Haskell Prime Number Generator (part 2 of 3)

In my previous post I detailed the following elegant but inefficient Haskell prime number generator:

primes (x:xs) = x : primes (filter ((/= 0) . (`mod` x)) xs)

This algorithm was taken from user gauchopuro in the Project Euler Problem 7 forum. In this post I'm going to look at a prime number generator also submitted in that forum.

Again, as I'm currently learning Haskell, I'm going to explain this function at the beginner level.


Prime Number Generator from user vineet:

isPrime x = isPrimeHelper x primes

isPrimeHelper x (p:ps)
        | p*p > x        = True
        | x `mod` p == 0 = False
        | otherwise      = isPrimeHelper x ps

primes = 2 : filter isPrime [3..]

This prime number generator is a bit longer than the previous one. It doesn't use a sieve, and it involves three functions, each of which, as I will show, is quite simple. The above code uses recursion, pattern matching, the filter function, the cons operator, and lazy evaluation, all of which are explained in the previous post. See that post for more details.

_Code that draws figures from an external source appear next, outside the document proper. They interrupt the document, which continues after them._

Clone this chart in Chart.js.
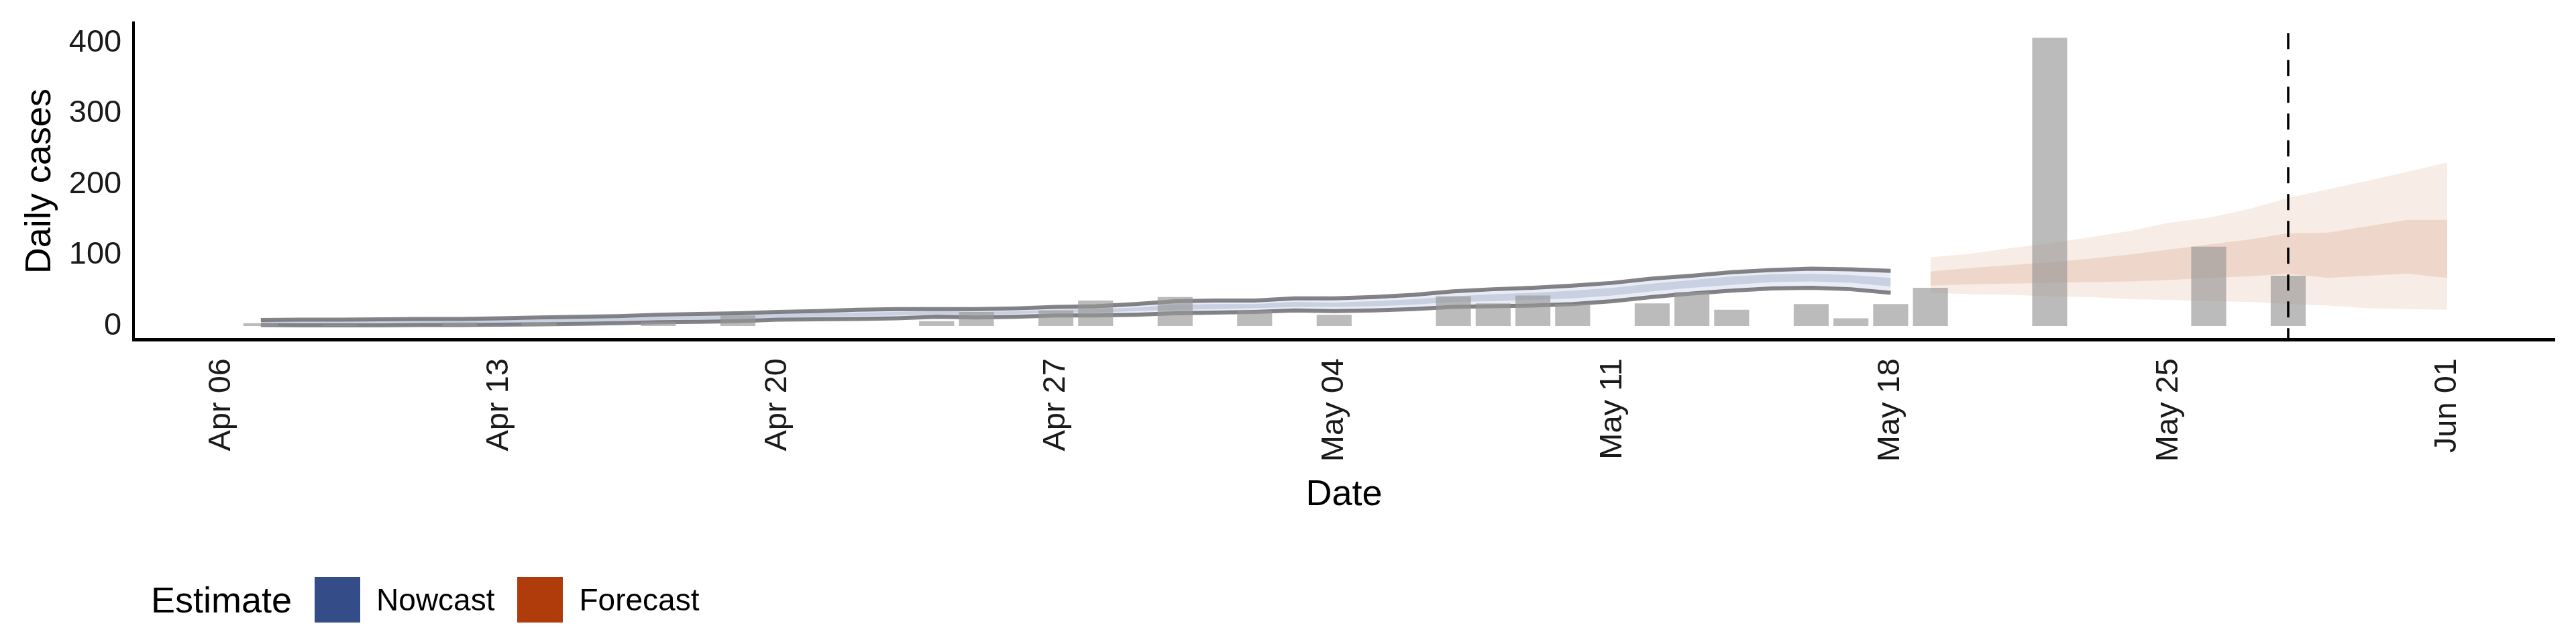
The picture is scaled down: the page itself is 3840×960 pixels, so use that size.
<!DOCTYPE html>
<html>
<head>
<meta charset="utf-8">
<script src="https://cdn.jsdelivr.net/npm/chart.js@4"></script>
<style>
  body { margin: 0; background: #fff; font-family: "Liberation Sans", Arial, sans-serif; }
  #wrap { position: relative; width: 3840px; height: 960px; }
  #legend { position: absolute; left: 225px; top: 860px; display: flex; align-items: center; font-size: 46px; color: #000; }
  #legend .box { width: 68px; height: 68px; margin: 0 24px 0 34px; }
</style>
</head>
<body>
<div id="wrap">
  <canvas id="chart" width="3840" height="960"></canvas>
  <div id="legend">
    <span style="font-size:54px">Estimate</span>
    <span class="box" style="background:#344d88"></span><span>Nowcast</span>
    <span class="box" style="background:#b03c0c"></span><span>Forecast</span>
  </div>
</div>
<script>
// day index 0 = Apr 06
const tickDays = [0, 7, 14, 21, 28, 35, 42, 49, 56]
const tickLabels = ['Apr 06', 'Apr 13', 'Apr 20', 'Apr 27', 'May 04', 'May 11', 'May 18', 'May 25', 'Jun 01']

// reported daily cases
const caseDays = [1, 3, 6, 8, 11, 13, 18, 19, 21, 22, 24, 26, 28, 31, 32, 33, 34, 36, 37, 38, 40, 41, 42, 43, 46, 50, 52]
const caseValues = [4, 2, 5, 5, 6, 15, 7, 20, 22, 36, 41, 22, 16, 42, 32, 43, 31, 32, 48, 23, 31, 11, 31, 54, 407, 112, 71]

// nowcast, days 1..42
const nowDays = [1,2,3,4,5,6,7,8,9,10,11,12,13,14,15,16,17,18,19,20,21,22,23,24,25,26,27,28,29,30,31,32,33,34,35,36,37,38,39,40,41,42]
const nowUpper90 = [8.5,9,9,9.5,10,10,11,12,13,14,16,17,18,20,21,23,24,24,24,25,27,28,31,35,36,36,39,39,41,44,49,52,54,57,61,67,71,76,79,81,80,78]
const nowLower90 = [1.5,1,1,1,1.5,1.5,2,2.5,3,4,5.5,6,7,9,9.5,10,11,13,12,13,15,15,16,18,19,20,22,21,22,24,27,28,29,31,35,41,46,50,53,54,52,47]
const nowUpper50 = [6,6.5,6.5,7,7.5,7.5,8.5,9,10,11,13,14,15,17,18,19,20,21,20,21,23,24,26,30,31,31,34,33,35,38,42,45,47,50,54,60,65,70,73,74,72,68]
const nowLower50 = [3.5,3.5,3.5,4,4,4,4.5,5,6,7,8.5,9,10,12,13,14,15,16,16,17,19,19,21,23,24,25,27,27,28,30,34,35,37,39,43,49,54,58,62,63,61,56]

// forecast, days 43..56
const fcDays = [43,44,45,46,47,48,49,50,51,52,53,54,55,56]
const fcUpper90 = [97,102,110,117,125,134,146,153,165,181,193,205,218,231]
const fcLower90 = [47,45,44,42,41,38,37,35,34,31,29,25,24,23]
const fcUpper50 = [77,82,86,90,95,101,108,115,122,131,132,141,150,150]
const fcLower50 = [57,59,60,61,62,63,65,68,70,74,68,71,74,68]

const dataDay = 52

const pts = (xs, ys) => xs.map((x, i) => ({ x, y: ys[i] }))

const band = (xs, ys, color, fill, order) => ({
    type: 'line', data: pts(xs, ys), borderWidth: 0, pointRadius: 0,
    backgroundColor: color, fill, order, tension: 0
})
const edge = (xs, ys) => ({
    type: 'line', data: pts(xs, ys), borderWidth: 6, pointRadius: 0,
    borderColor: 'rgba(85,85,90,0.72)', fill: false, order: 1
})

// dashed line on the date of the data
const dashLine = {
    id: 'dashLine',
    afterDatasetsDraw(chart) {
        const { ctx, chartArea, scales } = chart
        const x = scales.x.getPixelForValue(dataDay)
        ctx.save()
        ctx.strokeStyle = '#000'
        ctx.lineWidth = 3.5
        ctx.setLineDash([24, 16])
        ctx.beginPath()
        ctx.moveTo(x, chartArea.top + 15)
        ctx.lineTo(x, chartArea.bottom)
        ctx.stroke()
        ctx.restore()
    }
}

new Chart(document.getElementById('chart'), {
    type: 'bar',
    data: {
        datasets: [
            { type: 'bar', data: pts(caseDays, caseValues), backgroundColor: 'rgba(150,150,150,0.65)',
              barPercentage: 0.88, categoryPercentage: 1, order: 0 },
            edge(nowDays, nowUpper90),
            edge(nowDays, nowLower90),
            band(nowDays, nowUpper50, '#c9d0e1', '+1', 2),
            band(nowDays, nowLower50, 'transparent', false, 2),
            band(nowDays, nowUpper90, '#e9ecf4', '+1', 3),
            band(nowDays, nowLower90, 'transparent', false, 3),
            band(fcDays, fcUpper50, 'rgba(233,200,184,0.6)', '+1', 2),
            band(fcDays, fcLower50, 'transparent', false, 2),
            band(fcDays, fcUpper90, '#f8ece6', '+1', 3),
            band(fcDays, fcLower90, 'transparent', false, 3)
        ]
    },
    options: {
        responsive: false,
        animation: false,
        layout: { padding: { top: 28, right: 32, bottom: 185, left: 24 } },
        plugins: { legend: { display: false }, tooltip: { enabled: false } },
        scales: {
            x: {
                type: 'linear', min: -2.2, max: 58.7, offset: false,
                afterBuildTicks: axis => { axis.ticks = tickDays.map(v => ({ value: v })) },
                ticks: {
                    callback: v => tickLabels[tickDays.indexOf(v)],
                    minRotation: 90, maxRotation: 90, color: '#1a1a1a',
                    font: { family: 'Liberation Sans', size: 47 }, padding: 14
                },
                grid: { display: false, drawTicks: true, tickLength: 14, tickWidth: 4, tickColor: '#000' },
                border: { display: true, color: '#000', width: 5 },
                title: { display: true, text: 'Date', color: '#000', font: { family: 'Liberation Sans', size: 54 }, padding: 4 }
            },
            y: {
                min: -19, max: 428,
                afterBuildTicks: axis => { axis.ticks = [0, 100, 200, 300, 400].map(v => ({ value: v })) },
                ticks: { color: '#1a1a1a', font: { family: 'Liberation Sans', size: 47 }, padding: 6 },
                grid: { display: false, drawTicks: true, tickLength: 12, tickWidth: 4, tickColor: '#000' },
                border: { display: true, color: '#000', width: 4 },
                title: { display: true, text: 'Daily cases', color: '#000', font: { family: 'Liberation Sans', size: 54 }, padding: 4 }
            }
        }
    },
    plugins: [dashLine]
})
</script>
</body>
</html>
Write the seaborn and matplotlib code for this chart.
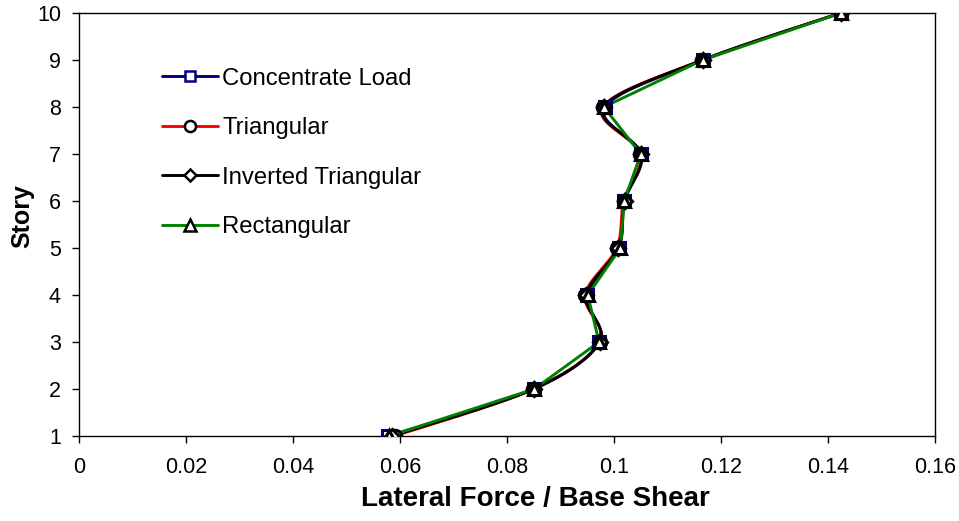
import numpy as np
import pandas as pd
import matplotlib
matplotlib.use("Agg")
import matplotlib.pyplot as plt
import seaborn as sns
from matplotlib.lines import Line2D

stories = [1, 2, 3, 4, 5, 6, 7, 8, 9, 10]
concentrate = [0.0578, 0.0850, 0.0972, 0.0950, 0.1009, 0.1019, 0.1050, 0.0983, 0.1167, 0.1424]
triangular = [0.0590, 0.0849, 0.0973, 0.0946, 0.1005, 0.1018, 0.1049, 0.0979, 0.1165, 0.1424]
inverted = [0.0585, 0.0850, 0.0973, 0.0948, 0.1008, 0.1020, 0.1051, 0.0981, 0.1166, 0.1424]
rectangular = [0.0580, 0.0851, 0.0972, 0.0951, 0.1012, 0.1019, 0.1050, 0.0981, 0.1166, 0.1424]
series_names = ["Concentrate Load", "Triangular", "Inverted Triangular", "Rectangular"]
xticks = [0, 0.02, 0.04, 0.06, 0.08, 0.1, 0.12, 0.14, 0.16]
xticklabels = ["0", "0.02", "0.04", "0.06", "0.08", "0.1", "0.12", "0.14", "0.16"]

sns.set_theme(style="white")
plt.rcParams["font.family"] = ["Liberation Sans", "DejaVu Sans"]
plt.rcParams["text.color"] = "black"
plt.rcParams["axes.labelcolor"] = "black"
plt.rcParams["xtick.color"] = "black"
plt.rcParams["ytick.color"] = "black"

fig = plt.figure(figsize=(9.59, 5.21), dpi=100)
ax = fig.add_axes([79 / 959, 1 - 436 / 521, (935 - 79) / 959, (436 - 13) / 521])
ax.set_xlim(0, 0.16)
ax.set_ylim(1, 10)


def excel_smooth(xs, ys, n=30):
    pts = ax.transData.transform(np.column_stack([xs, ys]))
    P = np.vstack([pts[0], pts, pts[-1]])
    out = [pts[0]]
    t = np.linspace(0, 1, n)[1:]
    for i in range(1, len(P) - 2):
        p0, p3 = P[i], P[i + 1]
        c1 = p0 + (P[i + 1] - P[i - 1]) / 6.0
        c2 = p3 - (P[i + 2] - P[i]) / 6.0
        seg = ((1 - t) ** 3)[:, None] * p0 + (3 * (1 - t) ** 2 * t)[:, None] * c1 \
            + (3 * (1 - t) * t ** 2)[:, None] * c2 + (t ** 3)[:, None] * p3
        out.extend(seg)
    out = np.array(out)
    d = ax.transData.inverted().transform(out)
    return d[:, 0], d[:, 1]


styles = [
    (concentrate, "#000080", "s", "#000080", True),
    (triangular, "#FF0000", "o", "black", True),
    (inverted, "black", "D", "black", True),
    (rectangular, "#008000", "^", "black", False),
]
msizes = {"s": 8, "o": 9, "D": 7.5, "^": 9}

handles = []
for (vals, col, mk, mec, smooth), name in zip(styles, series_names):
    if smooth:
        lx, ly = excel_smooth(vals, stories)
    else:
        lx, ly = np.array(vals), np.array(stories, dtype=float)
    df = pd.DataFrame({"x": lx, "y": ly})
    sns.lineplot(data=df, x="x", y="y", sort=False, estimator=None, color=col,
                 lw=2.1, ax=ax, legend=False)
    ax.plot(vals, stories, ls="none", marker=mk, ms=msizes[mk], mfc="white",
            mec=mec, mew=2.2, zorder=3)
    handles.append(Line2D([], [], color=col, lw=2.1, marker=mk, ms=msizes[mk] - 1,
                          mfc="white", mec=mec, mew=1.8, label=name))

ax.set_xticks(xticks)
ax.set_xticklabels(xticklabels)
ax.set_yticks(stories)
ax.set_xlim(0, 0.16)
ax.set_ylim(1, 10)
ax.tick_params(axis="both", which="major", direction="out", length=5, width=1,
               color="black", labelcolor="black", labelsize=15.5, bottom=True, left=True)
ax.tick_params(axis="x", pad=10)
ax.tick_params(axis="y", pad=8)
for s in ax.spines.values():
    s.set_color("black")
    s.set_linewidth(1)
ax.set_xlabel("Lateral Force / Base Shear", fontsize=20, fontweight="bold", color="black")
ax.set_ylabel("Story", fontsize=18, fontweight="bold", color="black")
ax.xaxis.set_label_coords(0.533, -0.118)
ax.yaxis.set_label_coords(-0.052, 0.52)

leg = ax.legend(handles=handles, loc="upper left", bbox_to_anchor=(0.097, 0.871),
                frameon=False, fontsize=17.2, handlelength=2.35, handletextpad=0.17,
                labelspacing=1.15, borderpad=0, borderaxespad=0, labelcolor="black")

fig.savefig("out.png", dpi=100)
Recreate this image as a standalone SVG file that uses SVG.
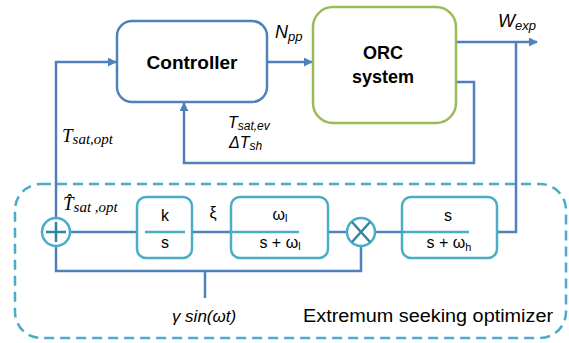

In addition, to parse the above code, you'll need to understand Haskell guards. The isPrimeHelper function is defined for three different conditions using the guard notation '|'. If the predicate after the guard evaluates to True then the function definition to the right of the corresponding equals is used. If more than one predicate evaluates to True only the first one is used. So, in the above example, if p*p > 0 then isPrimeHelper will return True. If p*p > 0 is False, then x `mod` p == 0 is evaluated next. If that's True then isPrimeHelper returns False. Otherwise isPrimeHelper returns the result of isPrimeHelper x ps.

Now to parse the above code. Firstly consider that the list of prime numbers is defined as:

primes = 2 : filter isPrime [3..]

This line is quite simple. It says that the list of prime numbers starts with 2, and is followed by all the numbers from 3 to infinity that return True when passed to isPrime. The isPrime function, again, looks like this:

isPrime x = isPrimeHelper x primes

This function uses the final component of this prime number generator, isPrimeHelper, to determine if the argument x is prime or not. Notice that it also uses primes which we've defined as the list of prime numbers. The list primes is infinite and so it's never complete, and you may think this would be a problem. However, as will be explained, this works thanks to Haskell's lazy evaluation and the way isPrimeHelper is written and called. Here's isPrimeHelper again:

isPrimeHelper x (p:ps)
        | p*p > x        = True
        | x `mod` p == 0 = False
        | otherwise      = isPrimeHelper x ps

Before explaining this code, here is an explanation of how the algorithm for isPrimeHelper works. It takes a number to check, x, and a list of primes (p:ps). If any number in the list of primes divides evenly into x then x is not prime, and the function returns False. The primes are checked one by one beginning with the smallest. If the algorithm reaches a primes that is greater than the square root of x then there's no need to check any further as x is prime (because any number x can have only one prime factor greater than the square root of x, and in the case of a prime number that factor is x itself).

The code for isPrimeHelper works as follows. The function uses guards (explained earlier). The first element from the list of primes passed in is p. If p*p > x, then p is greater than the square root of x, so x is a prime number and the function returns True. Otherwise the function checks if p is a factor of x. If so then x is not prime and isPrimeHelper returns False. Finally, if p isn't a factor of x then isPrimeHelper calls itself recursively with p being removed from the front of the list of primes.

Remember that the list of primes passed into isPrimeHelper initially has just the single element 2, and this list is extended as the algorithm runs. Due to lazy evaluation isPrimeHelper only requires the elements one at a time until it returns, and it never runs out of elements because one the conditions that lead to the function returning will always occur before the end of the list is reached.

This prime number generator is much faster that the previous one. Although it's a bit longer, each of the three functions it uses is quite simple to understand. In another post I'll show how to make this function a bit more performant, and in my opinion a bit more readable.